Se c’è una lezione che la storia degli “eretici non eretici” ci consegna, è questa:
la Chiesa cambia quando ascolta chi non capisce ancora.E si rigenera quando si lascia inquietare da chi vede un passo più avanti.

Il Vangelo non è una roccia immobile: è una sorgente.
E una sorgente, per sua natura, scorre.

Oggi viviamo un tempo in cui molte domande non trovano ancora risposta:
la questione dei divorziati risposati,
l’inclusione delle persone LGBTQ+,
il ruolo delle donne,
la sinodalità reale,
il rapporto tra scienza e fede,
la teologia delle migrazioni,
la dottrina sociale nell’era digitale.

Sono frontiere aperte, ancora in tensione.
E come accadde con Galileo, Rosmini, Teilhard, Teresa d’Avila, Francesco d’Assisi…
anche oggi ciò che è “sospetto” potrebbe essere, domani, riconosciuto come luce.

Non si tratta di cambiare la fede.
La fede resta.
Ciò che cambia — e deve cambiare — è il modo in cui la raccontiamo, la interpretiamo, la viviamo.

È qui che nasce la speranza:
una Chiesa più umana, più evangelica, più capace di ascolto, più relazionale.
Una Chiesa che non teme le domande, che non demonizza le inquietudini, che non risponde con condanne ma con discernimento.
Una Chiesa che, come dice Papa Francesco, “non è un dogma da difendere, ma un corpo vivo che cresce”.

Gli eretici che poi non lo erano ci ricordano che la santità non è allineamento, ma fedeltà.
Non è obbedienza cieca, ma docilità allo Spirito.
Non è paura del nuovo, ma coraggio del Vangelo.

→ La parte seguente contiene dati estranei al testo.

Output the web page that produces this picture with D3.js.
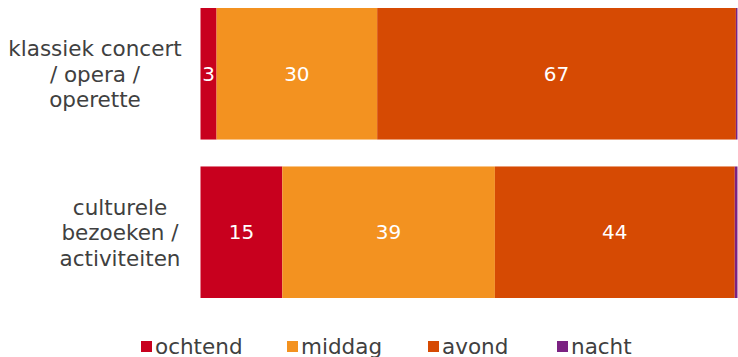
<!DOCTYPE html>
<html><head><meta charset="utf-8">
<script src="https://cdn.jsdelivr.net/npm/d3@7"></script>
<style>body{margin:0;background:#fff;} svg{display:block;}</style>
</head><body>
<svg id="c" width="738" height="357"></svg>
<script>
const categories = [["klassiek concert", "/ opera /", "operette"], ["culturele", "bezoeken /", "activiteiten"]];
const seriesNames = ["ochtend", "middag", "avond", "nacht"];
const colors = ["#C8001E", "#F39220", "#D64A03", "#7B2282"];
const ochtend = [3, 15];
const middag = [30, 39];
const avond = [67, 44];
const nacht = [0.3, 0.5];

const svg = d3.select("#c");
const font = "'DejaVu Sans', Verdana, sans-serif";
const seriesVals = [ochtend, middag, avond, nacht];
const rows = categories.map((c, i) => {
  const r = {key: i};
  seriesNames.forEach((s, j) => r[s] = seriesVals[j][i]);
  return r;
});
const stack = d3.stack().keys(seriesNames).offset(d3.stackOffsetExpand);
const stacked = stack(rows);

const x = d3.scaleLinear().domain([0, 1]).range([200.5, 737.5]);
const y = d3.scaleBand().domain(d3.range(categories.length)).range([8, 298]).paddingInner(0.17);

stacked.forEach((ser, j) => {
  svg.append("g").selectAll("rect").data(ser).join("rect")
    .attr("x", d => x(d[0])).attr("width", d => x(d[1]) - x(d[0]))
    .attr("y", (d, i) => y(i)).attr("height", y.bandwidth())
    .attr("fill", colors[j]);
  if (j < 3) {
    svg.append("g").selectAll("text").data(ser).join("text")
      .attr("x", d => (x(d[0]) + x(d[1])) / 2)
      .attr("y", (d, i) => y(i) + y.bandwidth() / 2)
      .attr("dy", "0.35em").attr("text-anchor", "middle")
      .attr("fill", "#fff").attr("font-family", font).attr("font-size", 20)
      .text((d, i) => seriesVals[j][i]);
  }
});

// category labels
const labelX = [95, 120];
categories.forEach((lines, i) => {
  const cy = y(i) + y.bandwidth() / 2 + 0.5;
  const lh = 25.5;
  const t = svg.append("text").attr("text-anchor", "middle").attr("font-family", font)
    .attr("font-size", 21.5).attr("fill", "#404040");
  lines.forEach((l, k) => {
    t.append("tspan").attr("x", labelX[i]).attr("y", cy + (k - (lines.length - 1) / 2) * lh).attr("dy", "0.35em").text(l);
  });
});

// legend
const legX = [141, 287, 428, 557];
seriesNames.forEach((s, j) => {
  svg.append("rect").attr("x", legX[j]).attr("y", 341).attr("width", 11).attr("height", 11).attr("fill", colors[j]);
  svg.append("text").attr("x", legX[j] + 14).attr("y", 346.5).attr("dy", "0.35em")
    .attr("font-family", font).attr("font-size", 21.5).attr("fill", "#404040").text(s);
});
</script>
</body></html>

La loro storia mette tutti noi davanti a una domanda che non possiamo ignorare:

Chi sono gli “eretici” di oggi che tra cinquant’anni chiameremo profeti?

La risposta non è scritta.
E forse è meglio così.

Perché il compito della Chiesa non è prevedere il futuro:
è custodire lo Spirito che sopravvive a tutte le condanne.

E lo Spirito — la storia lo dimostra — soffia sempre dove qualcuno osa vedere oltre.